The next great colossal choke?

[Because game 5 of the series discussed below is tonight, I'm bumping this post up.]

For those of you who can stand watching a full NBA game, the Mavs are in the midst of one of the most colossal playoff failures in history -- right up at the top of the list with the Dodgers scoring two runs in four games against the Orioles in 1966, the Orioles' loss to the Mess in 1969, the Yanks' choke job in 2004 and the Harvard upset of Stanford in the NCAA Women's tourney that remains the only #1 team to lose to a #16 seed.

You see, the Mavs won 67 games this year to rattle off the fourth-best record in league history (only one team has won 70+ -- the 72-10 Bulls in '96, the '97 Bulls and '72 Lakers were 69-13, others have hit 68-14 and 67-15) and despite an 0-4 start, they challenged the 70-win mark for much of the year. Indeed, at one point they went 55-5 to roll to a 55-9 record before cooling off to 12-6 in the last month or so. They slowed down toward the end, both because they lost a couple (most notably to Phoenix) and because they sought to rest for the playoffs.

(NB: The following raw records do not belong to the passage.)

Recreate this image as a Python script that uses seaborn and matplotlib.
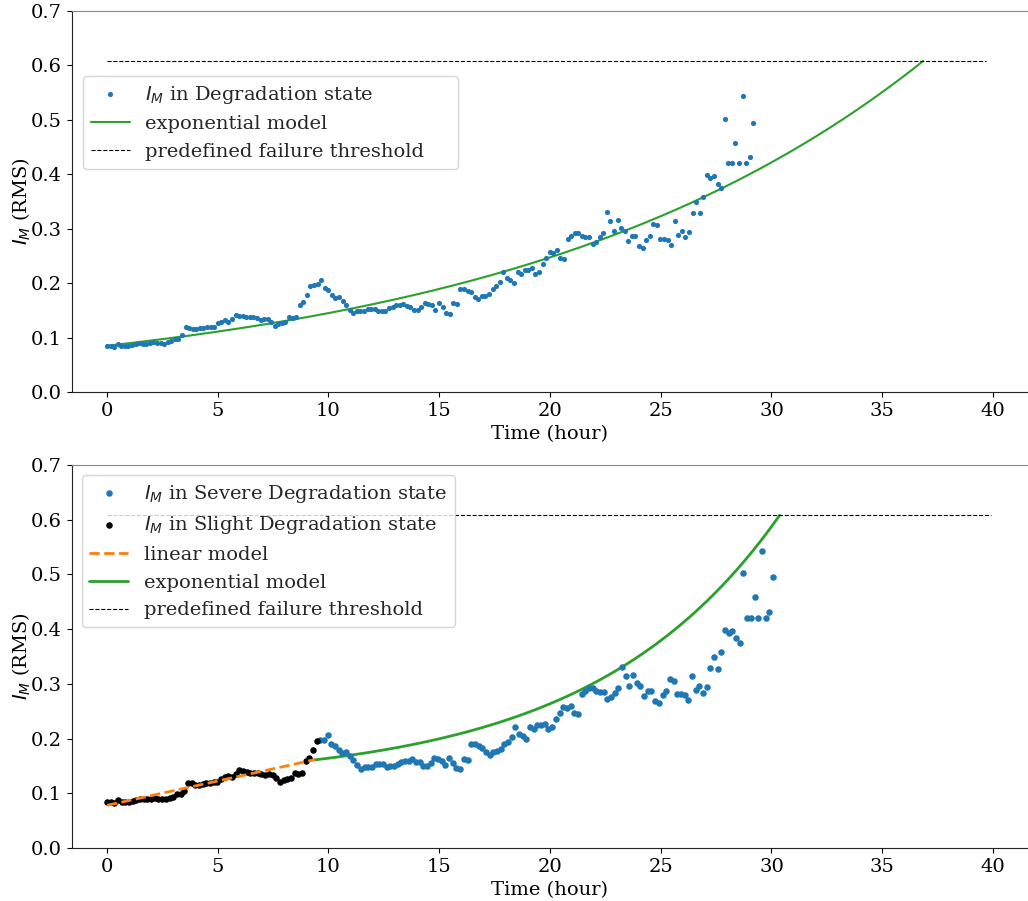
import numpy as np
import pandas as pd
import matplotlib
matplotlib.use("Agg")
import matplotlib.pyplot as plt
import seaborn as sns

# ---------------- data ----------------
im_values = [
    0.085, 0.085, 0.083, 0.088, 0.085, 0.085, 0.085, 0.086, 0.088, 0.090,
    0.089, 0.089, 0.090, 0.091, 0.090, 0.090, 0.089, 0.091, 0.093, 0.098,
    0.098, 0.105, 0.119, 0.118, 0.116, 0.116, 0.117, 0.118, 0.119, 0.120,
    0.120, 0.126, 0.129, 0.132, 0.129, 0.135, 0.142, 0.140, 0.139, 0.137,
    0.137, 0.137, 0.136, 0.133, 0.135, 0.134, 0.128, 0.121, 0.125, 0.126,
    0.128, 0.137, 0.136, 0.138, 0.159, 0.165, 0.179, 0.195, 0.197, 0.198,
    0.206, 0.191, 0.187, 0.179, 0.173, 0.175, 0.168, 0.160, 0.151, 0.145,
    0.148, 0.148, 0.148, 0.153, 0.153, 0.153, 0.148, 0.149, 0.149, 0.154,
    0.157, 0.159, 0.159, 0.162, 0.158, 0.157, 0.150, 0.150, 0.156, 0.164,
    0.162, 0.159, 0.151, 0.164, 0.156, 0.146, 0.144, 0.163, 0.161, 0.190,
    0.190, 0.186, 0.183, 0.175, 0.170, 0.176, 0.177, 0.181, 0.190, 0.194,
    0.202, 0.221, 0.209, 0.205, 0.200, 0.221, 0.217, 0.224, 0.225, 0.227,
    0.217, 0.221, 0.235, 0.247, 0.258, 0.256, 0.260, 0.247, 0.245, 0.282,
    0.287, 0.293, 0.293, 0.287, 0.285, 0.285, 0.272, 0.276, 0.284, 0.292,
    0.331, 0.315, 0.296, 0.316, 0.302, 0.296, 0.277, 0.287, 0.287, 0.268,
    0.265, 0.279, 0.287, 0.309, 0.306, 0.281, 0.282, 0.279, 0.271, 0.314,
    0.288, 0.296, 0.284, 0.294, 0.329, 0.349, 0.328, 0.359, 0.398, 0.393,
    0.396, 0.383, 0.374, 0.502, 0.420, 0.421, 0.458, 0.420, 0.543, 0.420,
    0.431, 0.495,
]
n_slight = 58            # first samples belong to the Slight Degradation state
dt_top = 0.1612          # hours per sample (top panel)
dt_bottom = 0.1661       # hours per sample (bottom panel)

threshold = 0.608
thr_end_top = 39.7
thr_end_bottom = 39.9

# exponential model, top: a*exp(b*t)
exp_top_a, exp_top_b = 0.085, 0.0534
# linear model, bottom: b0 + b1*t (0 .. lin_t_end)
lin_b0, lin_b1, lin_t_end = 0.078, 0.0089, 9.4
# exponential model, bottom: c + a*exp(b*t) from exp_bot_t0
exp_bot_c, exp_bot_a, exp_bot_b, exp_bot_t0 = 0.12, 0.01356, 0.118, 9.4

xticks = [0, 5, 10, 15, 20, 25, 30, 35, 40]
yticks = [0.0, 0.1, 0.2, 0.3, 0.4, 0.5, 0.6, 0.7]

# ---------------- style ----------------
sns.set_style("ticks")
plt.rcParams["font.family"] = ["DejaVu Serif"]
plt.rcParams["mathtext.fontset"] = "dejavusans"
FS = 14

BLUE, GREEN, ORANGE = "#1f77b4", "#2ca02c", "#ff7f0e"

vals = np.array(im_values)
idx = np.arange(len(vals))
df_top = pd.DataFrame({"t": idx * dt_top, "v": vals})
df_bot = pd.DataFrame({"t": idx * dt_bottom, "v": vals})

fig = plt.figure(figsize=(10.28, 9.01), dpi=100)
ax1 = fig.add_axes([0.070, 0.5649, 0.930, 0.4229])
ax2 = fig.add_axes([0.070, 0.0588, 0.930, 0.4251])

# ---------------- top panel ----------------
sns.scatterplot(data=df_top, x="t", y="v", ax=ax1, color=BLUE, s=14,
                linewidth=0, label=r"$I_M$ in Degradation state", zorder=3)
t_end_top = np.log(threshold / exp_top_a) / exp_top_b
tt = np.linspace(0, t_end_top, 300)
sns.lineplot(x=tt, y=exp_top_a * np.exp(exp_top_b * tt), ax=ax1, color=GREEN,
             lw=1.5, label="exponential model", zorder=2)
sns.lineplot(x=[0, thr_end_top], y=[threshold, threshold], ax=ax1, color="k",
             lw=0.8, linestyle="--", label="predefined failure threshold")

# ---------------- bottom panel ----------------
sns.scatterplot(data=df_bot.iloc[n_slight:], x="t", y="v", ax=ax2, color=BLUE,
                s=22, linewidth=0, label=r"$I_M$ in Severe Degradation state", zorder=3)
sns.scatterplot(data=df_bot.iloc[:n_slight], x="t", y="v", ax=ax2, color="k",
                s=22, linewidth=0, label=r"$I_M$ in Slight Degradation state", zorder=3)
tl = np.linspace(0, lin_t_end, 50)
sns.lineplot(x=tl, y=lin_b0 + lin_b1 * tl, ax=ax2, color=ORANGE, lw=2,
             linestyle="--", label="linear model", zorder=4)
t_end_bot = np.log((threshold - exp_bot_c) / exp_bot_a) / exp_bot_b
te = np.linspace(exp_bot_t0, t_end_bot, 300)
sns.lineplot(x=te, y=exp_bot_c + exp_bot_a * np.exp(exp_bot_b * te), ax=ax2,
             color=GREEN, lw=2, label="exponential model", zorder=2)
sns.lineplot(x=[0, thr_end_bottom], y=[threshold, threshold], ax=ax2, color="k",
             lw=0.8, linestyle="--", label="predefined failure threshold")

for ax in (ax1, ax2):
    ax.set_xlim(-1.58, 41.58)
    ax.set_ylim(0, 0.7)
    ax.set_xticks(xticks)
    ax.set_yticks(yticks)
    ax.set_yticklabels([f"{v:.1f}" for v in yticks])
    ax.tick_params(labelsize=FS, colors="k")
    ax.set_xlabel("Time (hour)", fontsize=FS, color="k")
    ax.set_ylabel(r"$I_M$ (RMS)", fontsize=FS, color="k", labelpad=-1)
    ax.spines["right"].set_visible(False)
    ax.spines["top"].set_visible(True)
    ax.spines["top"].set_color("#888888")
    for s in ("left", "bottom"):
        ax.spines[s].set_color("#222222")

ax1.legend(loc="upper left", bbox_to_anchor=(0.0118, 0.73, 0.392, 0.1),
           mode="expand", borderaxespad=0, fontsize=FS, frameon=True)
ax2.legend(loc="upper left", fontsize=FS, frameon=True)

fig.savefig("out.png", dpi=100)
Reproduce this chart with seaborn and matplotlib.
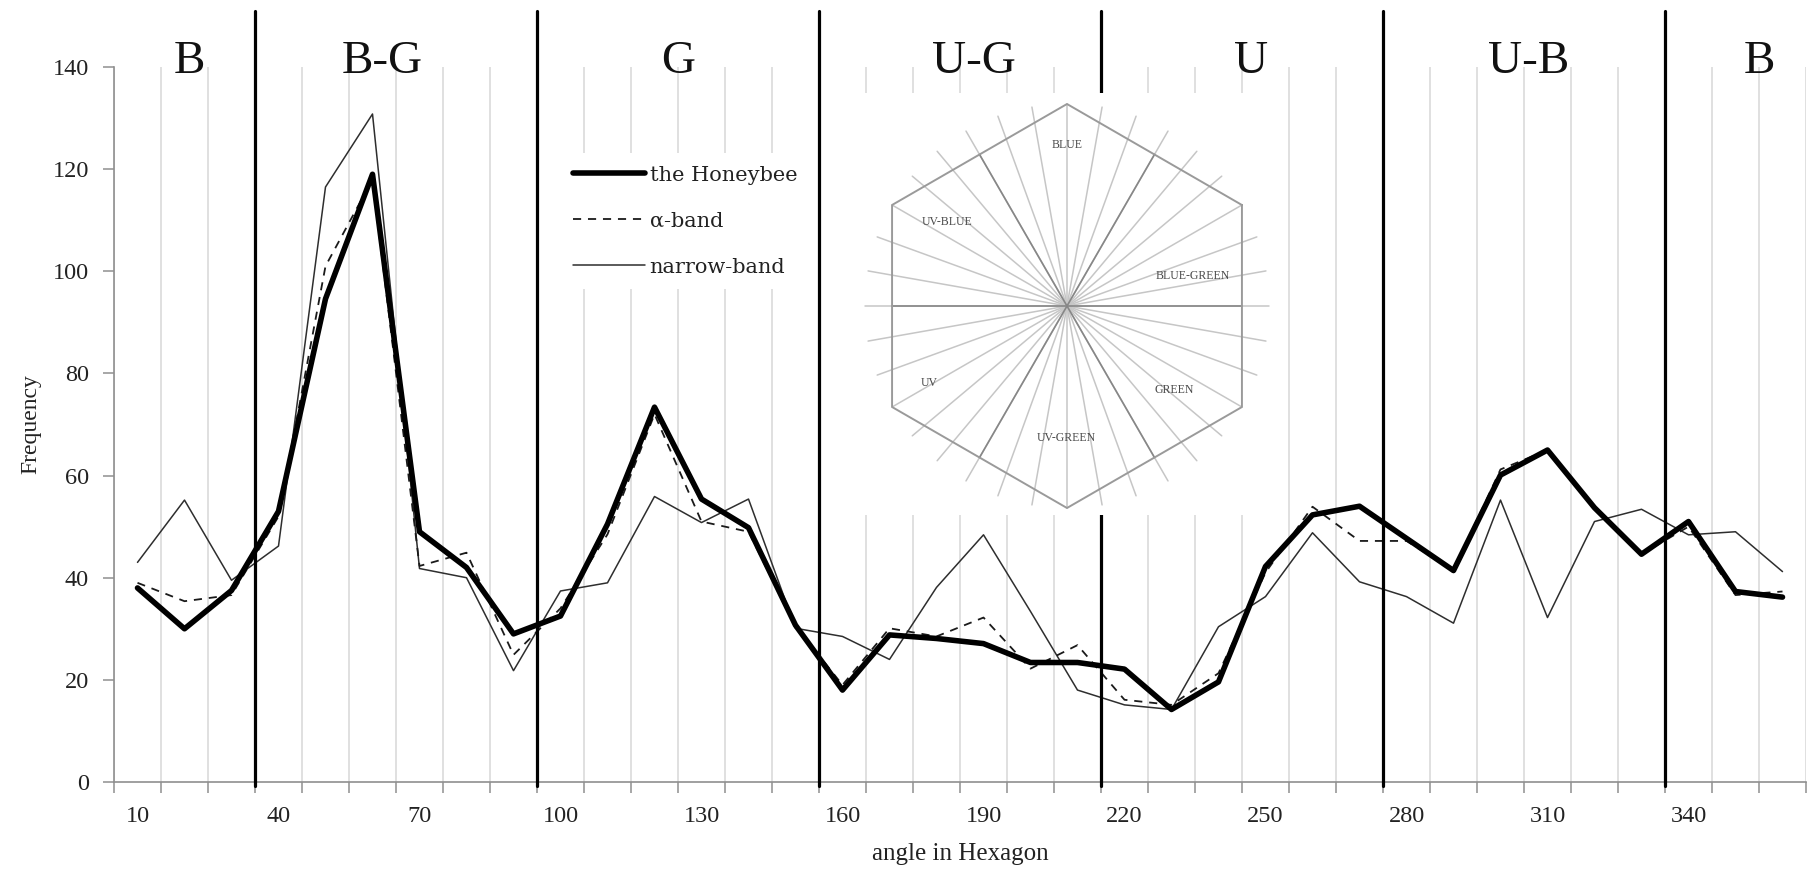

But there was one slight anomaly -- the Mavs were 0-3 against Golden State. No team with 65+ wins had ever been swept by a conference foe during the regular season. So the first-round matchup with the Warriors, combined with playing their former coach Don Nelson as he led his new team into the playoffs, made the Mavs' first series intriguing.

Now it is nearly disastrous.

Here are the problems:

(1) Golden State is a run-and-gun, small-and-quick team -- kind of a second-class version of Phoenix. And Dallas had tremendous match-up problems with the Suns.

(2) Dallas has had coaching brainlock -- that explains Avery Johnson's foolishness in changing his starting lineup to match-up with the Warriors before game 1. YOU COACH THE BEST TEAM IN THE NBA -- THE OPPONENTS SHOULD HAVE TO MATCH UP TO YOU. And so the Mavs lost. That concession to the Warriors' speed has worked against the Mavs mentally throughout the series.

(3) Dallas has acted as the weaker team. From Johnson pointing out that the smaller lineup he started did well because the Mavs were tied at halftime in Game 1, to Johnson citing "improvement" and lauding his team's "intensity" after Game 4, the Mavs have complimented themselves on small matters as if they were the underdog, not the team that won 25 games more than its opponent during the regular season.

(4) Golden State has played extremely well -- like the Tigers against the Yanks last year, the Warriors look younger, quicker, hungrier and tougher than the staid-and-slow Mavs. Just look at the trouble the Warriors cause the Mavs by deflecting passes and poking away the dribble. And then there's Johnson's own stat from last night: the Mavs trapped GS point guard Baron Davis five times in the final minutes last night and EACH time he broke through the trap, leaving the Mavs defending a 5-on-3.

The result: even without Al Harrington (Golden State's second-class version of Amare Stoudamire) playing well, the Warriors are up 3-1. That makes Dallas the first team to win 60+ and lose 3 games in its first playoff round. One more, and both NBA Finals reps from 2006 will be on the links far earlier than they ever imagined.

[An added note: this morning one of the sportstalk dorks said no team that has ever won 65+ games in a season has failed to win the NBA title. This is incorrect. Just ask the 1973 Celtics, who won 68 and got thumped in game 7, 94-78, in The Other Garden by the last Knicks title team].